That gardening works always takes me by surprise. I put these hard and cold and seemingly inert nuggets into dirt and, wondrously, plants happen. Black dirt turns green with sprouts. Flowers follow. Bees, birds and all manner of critters appear and get busy where before there was nobody doing much of anything. And in the case of vegetable gardening, food is the result of this miracle. This is unfailingly astonishing.

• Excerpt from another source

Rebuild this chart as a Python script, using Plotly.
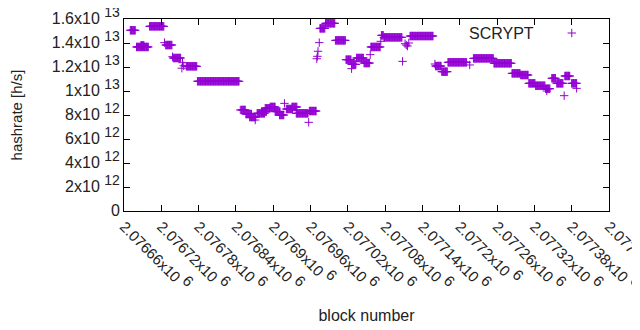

I guess most of us get so used to failure that it shocks us when something goes right. Gardening is such a sweetly seductive addiction, I think, primarily because it most often is successful. It may not turn out exactly as planned. It may generate frustrations and grueling labor along the way. But there is always a reward. What else in this culture pays off like planting a seed? What greater joy is there than watching life unfold and thinking with giddy pride, “I did that”!
Of course, I didn’t. At best, I was the transportation facilitator and maintenance manager. But it was my idea and my labor that began this garden where before there was nothing but frazzled grass. And every time I do this garden creation thing, I dance around in goofy rapture when life cooperates — mostly — with what I wanted to see in my world. Often it does better than I envisioned in completely unexpected ways.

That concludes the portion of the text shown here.